<<<<

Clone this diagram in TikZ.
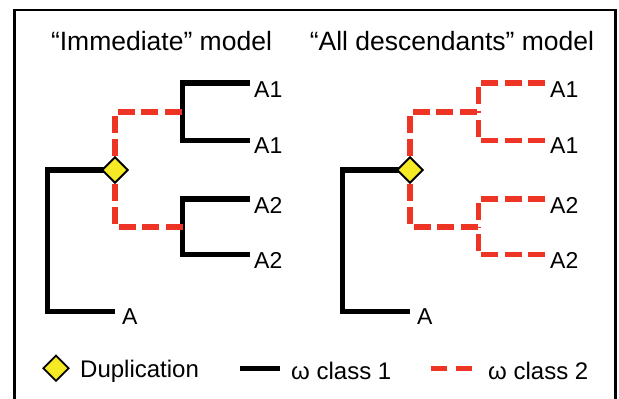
\documentclass[tikz,border=0pt]{standalone}
\usepackage{fontspec}
\setmainfont{Liberation Sans}
\usetikzlibrary{shapes.geometric}
\definecolor{redc}{RGB}{238,52,36}
\definecolor{yelc}{RGB}{245,234,35}
\tikzset{
  blk/.style={line width=5.5pt, black, line join=miter},
  rdd/.style={line width=5.5pt, redc, dash pattern=on 17pt off 6.5pt, line join=miter},
  dup/.style={diamond, draw=black, fill=yelc, line width=1.8pt, minimum width=26pt, minimum height=26pt, inner sep=0pt},
  ttl/.style={anchor=base, inner sep=0pt, font=\fontsize{26.5}{30}\selectfont},
  lbl/.style={anchor=base west, inner sep=0pt, font=\fontsize{23}{27}\selectfont},
  leg/.style={anchor=base west, inner sep=0pt, font=\fontsize{24}{28}\selectfont},
}
\begin{document}
\begin{tikzpicture}[x=1pt,y=-1pt]
\useasboundingbox (0,0) rectangle (619,399);
\clip (0,0) rectangle (619,399);
% frame
\draw[line width=2.6pt, line join=miter] (14.5,430) -- (14.5,10) -- (615.5,10) -- (615.5,430);
% titles
\node[ttl] (t1) at (161.5,50) {“Immediate” model};
\node[ttl] (t2) at (452,50) {“All descendants” model};

% ---------- left tree ----------
\coordinate (l1) at (47.5,170);
\coordinate (l2) at (47.5,311.5);
\coordinate (la) at (115,311.5);
\coordinate (lu) at (182.5,112);
\coordinate (ld) at (182.5,227);
\coordinate (lu1) at (182.5,83);
\coordinate (lu2) at (182.5,140.5);
\coordinate (ld1) at (182.5,199);
\coordinate (ld2) at (182.5,254.5);
\coordinate (lu1e) at (250,83);
\coordinate (lu2e) at (250,140.5);
\coordinate (ld1e) at (250,199);
\coordinate (ld2e) at (250,254.5);
\node[dup] (d1) at (115,170) {};
\draw[blk] (d1.center) -- (l1) -- (l2) -- (la);
\draw[blk] (lu1e) -- (lu1) -- (lu2) -- (lu2e);
\draw[blk] (ld1e) -- (ld1) -- (ld2) -- (ld2e);
\draw[rdd] (d1.north) |- (lu);
\draw[rdd] (d1.south) |- (ld);
\node[dup] (d1b) at (115,170) {};
\node[lbl] (nA1a) at (254,97) {A1};
\node[lbl] (nA1b) at (254,153.5) {A1};
\node[lbl] (nA2a) at (254,213) {A2};
\node[lbl] (nA2b) at (254,268) {A2};
\node[lbl] (nA) at (122,324.5) {A};

% ---------- right tree ----------
\coordinate (r1) at (342.5,170);
\coordinate (r2) at (342.5,311.5);
\coordinate (ra) at (410,311.5);
\coordinate (ru) at (478.5,112);
\coordinate (rd) at (478.5,227);
\coordinate (ru1) at (478.5,83);
\coordinate (ru2) at (478.5,140.5);
\coordinate (rd1) at (478.5,199);
\coordinate (rd2) at (478.5,254.5);
\coordinate (ru1e) at (545,83);
\coordinate (ru2e) at (545,140.5);
\coordinate (rd1e) at (545,199);
\coordinate (rd2e) at (545,254.5);
\node[dup] (d2) at (410,170) {};
\draw[blk] (d2.center) -- (r1) -- (r2) -- (ra);
\draw[rdd] (d2.north) |- (ru);
\draw[rdd] (d2.south) |- (rd);
\draw[rdd] (ru1e) -- (ru1) -- (ru);
\draw[rdd] (ru2e) -- (ru2) -- (ru);
\draw[rdd] (rd1e) -- (rd1) -- (rd);
\draw[rdd] (rd2e) -- (rd2) -- (rd);
\node[dup] (d2b) at (410,170) {};
\node[lbl] (mA1a) at (550,97) {A1};
\node[lbl] (mA1b) at (550,153.5) {A1};
\node[lbl] (mA2a) at (550,213) {A2};
\node[lbl] (mA2b) at (550,268) {A2};
\node[lbl] (mA) at (417,324.5) {A};

% ---------- legend ----------
\node[dup] (gd) at (56,368.3) {};
\node[leg] (gdt) at (80,377) {Duplication};
\coordinate (gb1) at (239.5,368.3);
\coordinate (gb2) at (279.5,368.3);
\draw[line width=5.5pt, black] (gb1) -- (gb2);
\node[leg] (gbt) at (291,379) {ω class 1};
\coordinate (gr1) at (431,368.3);
\coordinate (gr2) at (472,368.3);
\draw[line width=5.5pt, redc, dash pattern=on 16pt off 9pt] (gr1) -- (gr2);
\node[leg] (grt) at (488,379) {ω class 2};
\end{tikzpicture}
\end{document}
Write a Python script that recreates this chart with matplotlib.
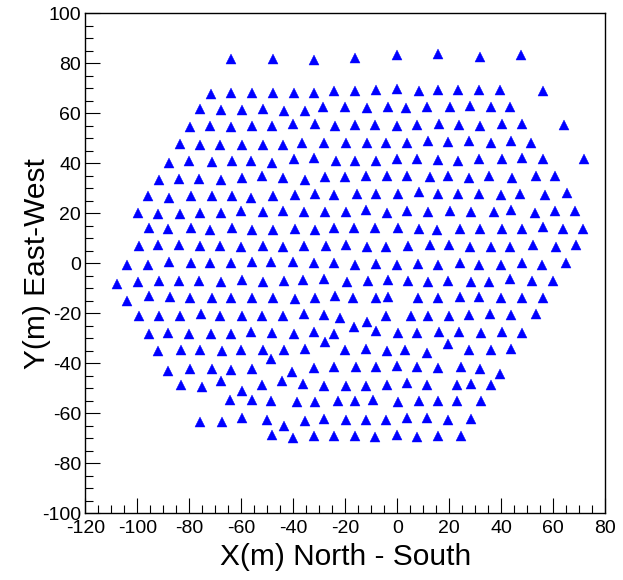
#!/usr/bin/env python3
"""
plot.py
--------------------------------------------------
Detector station layout: X (North-South) vs Y (East-West),
drawn in the ROOT look (blue triangles, inward ticks).
Saves out.png (623x580).
"""

import matplotlib
matplotlib.use("Agg")
import matplotlib.pyplot as plt
from matplotlib.ticker import MultipleLocator

# -----------------------------------------------------------------------------
# DATA  (station positions in metres, one row of the array at a time)
# -----------------------------------------------------------------------------
row01_x = [-64.0, -47.7, -32.0, -16.3, -0.3, 15.5, 31.8, 47.7]
row01_y = [81.9, 81.9, 81.5, 82.0, 83.3, 83.8, 82.6, 83.3]

row02_x = [-71.7, -64.0, -56.0, -47.7, -39.6, -32.0, -24.3, -16.3, -8.1, -0.3,
           8.3, 15.8, 23.4, 31.5, 39.5, 55.9]
row02_y = [67.6, 68.0, 68.0, 68.0, 68.2, 68.2, 68.9, 68.9, 69.3, 69.7,
           68.9, 69.5, 69.2, 69.2, 69.2, 68.9]

row03_x = [-75.9, -67.9, -59.6, -51.8, -43.6, -35.6, -28.5, -20.3, -11.8, -3.7,
           3.3, 11.3, 20.3, 28.0, 36.0, 43.3]
row03_y = [61.7, 61.3, 61.3, 61.8, 61.0, 61.0, 62.6, 62.5, 62.3, 62.6,
           62.1, 62.6, 62.6, 62.9, 62.6, 62.6]

row04_x = [-79.7, -72.0, -64.0, -55.8, -48.1, -40.0, -31.5, -24.0, -16.4, -8.4,
           -0.3, 7.5, 16.2, 23.8, 31.8, 40.2, 48.1, 64.1]
row04_y = [54.4, 54.9, 54.4, 54.8, 54.8, 55.7, 55.7, 54.9, 55.2, 55.2,
           54.9, 55.2, 55.7, 55.2, 54.9, 55.7, 55.7, 55.4]

row05_x = [-83.6, -75.9, -68.2, -59.6, -51.8, -43.8, -36.5, -28.2, -19.7, -11.8,
           -4.3, 3.6, 11.9, 19.6, 27.6, 35.9, 43.7, 51.3]
row05_y = [47.8, 47.2, 47.5, 47.5, 47.5, 47.2, 48.0, 48.3, 48.3, 48.3,
           48.3, 48.0, 48.8, 48.5, 48.8, 48.3, 48.8, 48.3]

row06_x = [-87.8, -80.0, -71.4, -63.7, -56.3, -48.3, -39.6, -31.9, -23.6, -16.3,
           -8.0, 0.0, 7.5, 15.5, 23.4, 31.5, 40.2, 48.1, 56.2, 71.9]
row06_y = [40.3, 41.1, 40.6, 41.1, 41.1, 40.3, 41.6, 42.2, 41.1, 41.1,
           41.1, 41.6, 41.9, 41.4, 41.1, 41.9, 41.6, 42.2, 41.6, 41.6]

row07_x = [-91.8, -83.8, -76.2, -67.7, -59.8, -52.0, -44.1, -35.6, -27.8, -20.1,
           -12.2, -3.8, 3.6, 12.6, 19.5, 27.7, 35.4, 44.0, 53.2, 60.7]
row07_y = [33.4, 33.8, 33.7, 33.2, 34.2, 34.8, 34.2, 33.4, 34.5, 34.5,
           35.0, 34.8, 34.8, 34.5, 34.8, 34.2, 35.0, 34.2, 35.0, 34.8]

row08_x = [-96.0, -87.7, -79.3, -71.4, -63.7, -56.2, -47.9, -39.3, -31.5, -24.4,
           -15.6, -8.2, 0.4, 8.5, 15.5, 23.4, 31.4, 39.9, 47.2, 56.8, 65.2]
row08_y = [26.8, 26.3, 27.1, 27.1, 26.8, 26.3, 26.8, 27.3, 27.9, 27.3,
           27.9, 27.6, 27.6, 28.4, 27.9, 27.9, 27.9, 27.3, 27.9, 27.3, 28.1]

row09_x = [-99.8, -92.2, -83.6, -75.9, -67.9, -60.2, -51.8, -44.1, -35.9, -27.8,
           -19.8, -12.1, -3.8, 3.8, 11.9, 20.3, 28.2, 37.2, 43.6, 53.1, 60.8, 68.3]
row09_y = [20.2, 19.6, 19.6, 20.2, 20.2, 21.0, 20.6, 21.0, 20.6, 20.6,
           20.6, 21.2, 20.2, 21.0, 20.7, 21.0, 20.4, 20.4, 21.2, 20.2, 21.0, 21.0]

row10_x = [-95.4, -88.1, -79.4, -72.0, -63.5, -55.9, -47.9, -39.5, -31.7, -24.2,
           -16.5, -8.6, 0.2, 8.3, 15.2, 24.1, 31.8, 40.2, 48.0, 55.9, 63.6, 71.5]
row10_y = [14.1, 13.6, 14.1, 13.3, 14.1, 13.3, 13.3, 13.6, 13.3, 14.1,
           14.1, 14.1, 14.1, 13.8, 13.3, 13.8, 13.8, 13.8, 13.8, 14.4, 13.8, 13.6]

row11_x = [-99.2, -91.9, -83.8, -75.9, -68.2, -60.2, -51.8, -43.8, -35.9, -27.4,
           -19.7, -11.8, -4.3, 4.2, 12.6, 20.0, 28.0, 35.9, 43.3, 52.1, 61.0, 68.7]
row11_y = [6.9, 7.2, 7.2, 6.9, 6.9, 6.6, 6.9, 6.6, 6.9, 6.9,
           7.2, 6.6, 6.4, 6.9, 7.2, 7.2, 6.4, 6.6, 6.4, 7.2, 6.4, 7.2]

row12_x = [-104.1, -95.8, -87.7, -79.3, -72.0, -64.0, -55.9, -48.5, -40.0, -32.0,
           -24.2, -16.3, -8.0, 0.0, 7.8, 15.5, 24.1, 31.5, 39.9, 47.8, 55.5, 64.9]
row12_y = [-0.5, -0.8, 0.6, 0.0, 0.0, 0.0, 0.6, 0.6, 0.6, 0.0,
           0.3, -0.5, -0.2, -0.5, -0.2, -0.5, 0.3, -0.5, -0.5, 0.0, -0.5, 0.3]

row13_x = [-107.7, -99.6, -91.7, -83.8, -76.3, -67.8, -59.9, -51.5, -43.6, -36.2,
           -28.2, -19.5, -11.3, -3.5, 4.2, 11.9, 19.6, 28.3, 35.4, 43.3, 51.9, 60.0]
row13_y = [-8.2, -7.4, -6.9, -7.1, -6.9, -7.4, -6.6, -7.4, -6.9, -6.6,
           -6.3, -7.4, -6.9, -6.6, -6.9, -7.4, -6.9, -7.4, -7.4, -6.3, -6.9, -7.1]

row14_x = [-104.1, -95.5, -87.4, -79.7, -71.4, -64.1, -56.0, -47.9, -39.3, -31.7,
           -24.0, -17.0, -8.2, -3.4, 8.1, 15.8, 24.1, 31.4, 39.8, 47.8, 56.2]
row14_y = [-15.1, -13.2, -13.5, -13.8, -14.0, -13.8, -13.8, -14.0, -14.3, -13.8,
           -13.2, -13.8, -13.8, -13.5, -14.0, -13.8, -13.5, -13.5, -14.0, -13.8, -14.0]

row15_x = [-99.2, -91.7, -83.6, -75.6, -68.2, -59.7, -52.1, -43.8, -35.9, -28.1,
           -22.0, -16.8, -11.8, -8.3, -4.3, 5.2, 11.7, 20.0, 27.7, 35.7, 43.6, 53.2]
row15_y = [-20.9, -21.2, -21.2, -20.4, -20.9, -20.9, -20.9, -20.9, -20.1, -20.6,
           -22.0, -25.3, -23.4, -27.0, -20.9, -20.9, -20.9, -21.2, -20.6, -20.1, -20.6, -20.1]

row16_x = [-95.4, -88.1, -80.3, -71.7, -64.1, -56.3, -48.1, -39.7, -32.0, -24.3,
           0.1, 7.7, 16.0, 23.7, 32.2, 40.2, 48.1]
row16_y = [-28.1, -27.8, -28.1, -28.1, -28.1, -27.5, -27.8, -28.1, -27.5, -28.1,
           -27.8, -27.8, -27.5, -27.5, -27.8, -27.5, -27.8]

row17_x = [-92.0, -83.3, -75.9, -67.6, -60.2, -51.5, -43.6, -35.6, -27.7, -20.1,
           -12.2, -3.8, 3.0, 11.5, 19.6, 27.6, 35.9, 43.6]
row17_y = [-35.2, -34.7, -34.7, -35.0, -34.7, -34.7, -34.7, -34.4, -31.6, -34.7,
           -34.2, -35.2, -34.7, -36.0, -32.3, -34.7, -34.7, -34.2]

row18_x = [-88.1, -79.7, -71.4, -64.0, -56.0, -48.7, -40.4, -31.9, -24.3, -15.9,
           -8.0, 0.0, 7.5, 15.5, 24.4, 31.8, 39.5]
row18_y = [-42.9, -42.4, -42.4, -42.7, -42.1, -38.4, -43.4, -41.9, -41.6, -41.6,
           -41.6, -41.1, -41.3, -41.9, -41.6, -42.4, -44.2]

row19_x = [-83.3, -75.2, -67.7, -59.9, -52.1, -44.2, -36.2, -28.1, -19.8, -11.9,
           -3.8, 3.6, 11.5, 23.1, 28.2, 35.9]
row19_y = [-48.5, -49.5, -46.9, -50.9, -48.5, -47.2, -48.2, -49.0, -49.0, -49.0,
           -48.7, -47.7, -48.7, -48.7, -48.2, -48.7]

row20_x = [-64.4, -55.7, -48.7, -38.7, -31.7, -22.8, -16.2, -9.5, 0.1, 8.3,
           15.5, 23.1, 32.3]
row20_y = [-54.6, -54.6, -55.1, -55.4, -55.6, -55.1, -55.1, -54.8, -55.4, -55.1,
           -55.1, -55.1, -55.1]

row21_x = [-75.9, -67.6, -59.9, -50.3, -43.6, -35.5, -28.2, -19.6, -11.9, -4.3,
           3.6, 11.5, 19.6, 28.2]
row21_y = [-63.6, -63.6, -62.0, -62.5, -65.2, -63.1, -62.3, -62.5, -62.5, -62.5,
           -62.0, -62.0, -62.5, -62.3]

row22_x = [-48.3, -40.0, -32.0, -24.5, -16.3, -8.6, -0.3, 7.5, 15.5, 24.4]
row22_y = [-68.6, -69.7, -69.2, -69.2, -68.9, -69.4, -68.6, -69.4, -68.9, -69.2]

x_ticks = [-120, -100, -80, -60, -40, -20, 0, 20, 40, 60, 80]
y_ticks = [-100, -80, -60, -40, -20, 0, 20, 40, 60, 80, 100]

# -----------------------------------------------------------------------------
# CONFIGURATION
# -----------------------------------------------------------------------------
OUT_FILE = "out.png"
FONT = ["Liberation Sans", "DejaVu Sans"]
MARKER_COLOR = "#0000ff"


# -----------------------------------------------------------------------------
def collect_rows():
    """Stack the per-row lists into two flat coordinate lists."""
    xs_rows = [row01_x, row02_x, row03_x, row04_x, row05_x, row06_x, row07_x,
               row08_x, row09_x, row10_x, row11_x, row12_x, row13_x, row14_x,
               row15_x, row16_x, row17_x, row18_x, row19_x, row20_x, row21_x,
               row22_x]
    ys_rows = [row01_y, row02_y, row03_y, row04_y, row05_y, row06_y, row07_y,
               row08_y, row09_y, row10_y, row11_y, row12_y, row13_y, row14_y,
               row15_y, row16_y, row17_y, row18_y, row19_y, row20_y, row21_y,
               row22_y]
    xs, ys = [], []
    for rx, ry in zip(xs_rows, ys_rows):
        assert len(rx) == len(ry)
        xs.extend(rx)
        ys.extend(ry)
    return xs, ys


def plot_layout(xs, ys):
    plt.rcParams["font.family"] = FONT
    plt.rcParams["axes.unicode_minus"] = False

    fig = plt.figure(figsize=(6.23, 5.80), dpi=100)
    ax = fig.add_axes([0.1369, 0.115, 0.8347, 0.862])

    ax.plot(xs, ys, linestyle="none", marker="^", markersize=7.3,
            color=MARKER_COLOR, markeredgewidth=0.3)

    ax.set_xlim(-120, 80)
    ax.set_ylim(-100, 100)
    ax.set_xticks(x_ticks)
    ax.set_yticks(y_ticks)
    ax.set_xticklabels([str(t) for t in x_ticks])
    ax.set_yticklabels([str(t) for t in y_ticks])
    ax.xaxis.set_minor_locator(MultipleLocator(5))
    ax.yaxis.set_minor_locator(MultipleLocator(5))

    # ROOT style: inward ticks, left/bottom only
    ax.tick_params(which="both", direction="in", top=False, right=False,
                   width=0.8, color="black")
    ax.tick_params(which="major", length=11)
    ax.tick_params(which="minor", length=5.5)
    ax.tick_params(axis="x", which="major", labelsize=14, pad=4.5)
    ax.tick_params(axis="y", which="major", labelsize=14, pad=3)

    for side in ax.spines.values():
        side.set_linewidth(1.0)
        side.set_color("black")

    ax.set_xlabel("X(m) North - South", fontsize=21.5)
    ax.set_ylabel("Y(m) East-West", fontsize=21.5)
    ax.xaxis.set_label_coords(0.5, -0.06)
    ax.yaxis.set_label_coords(-0.066, 0.5)

    fig.savefig(OUT_FILE, dpi=100)
    plt.close(fig)


# -----------------------------------------------------------------------------
if __name__ == "__main__":
    xs, ys = collect_rows()
    print(f"Plotting {len(xs)} stations")
    plot_layout(xs, ys)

>>>>

● **Brief**
Transcribe, from the records above, the first line and every line after it up to and including the line with "(t2) at (452,50)"; omit pictures.

● **Answer to the problem**
Clone this diagram in TikZ.
\documentclass[tikz,border=0pt]{standalone}
\usepackage{fontspec}
\setmainfont{Liberation Sans}
\usetikzlibrary{shapes.geometric}
\definecolor{redc}{RGB}{238,52,36}
\definecolor{yelc}{RGB}{245,234,35}
\tikzset{
  blk/.style={line width=5.5pt, black, line join=miter},
  rdd/.style={line width=5.5pt, redc, dash pattern=on 17pt off 6.5pt, line join=miter},
  dup/.style={diamond, draw=black, fill=yelc, line width=1.8pt, minimum width=26pt, minimum height=26pt, inner sep=0pt},
  ttl/.style={anchor=base, inner sep=0pt, font=\fontsize{26.5}{30}\selectfont},
  lbl/.style={anchor=base west, inner sep=0pt, font=\fontsize{23}{27}\selectfont},
  leg/.style={anchor=base west, inner sep=0pt, font=\fontsize{24}{28}\selectfont},
}
\begin{document}
\begin{tikzpicture}[x=1pt,y=-1pt]
\useasboundingbox (0,0) rectangle (619,399);
\clip (0,0) rectangle (619,399);
% frame
\draw[line width=2.6pt, line join=miter] (14.5,430) -- (14.5,10) -- (615.5,10) -- (615.5,430);
% titles
\node[ttl] (t1) at (161.5,50) {“Immediate” model};
\node[ttl] (t2) at (452,50) {“All descendants” model};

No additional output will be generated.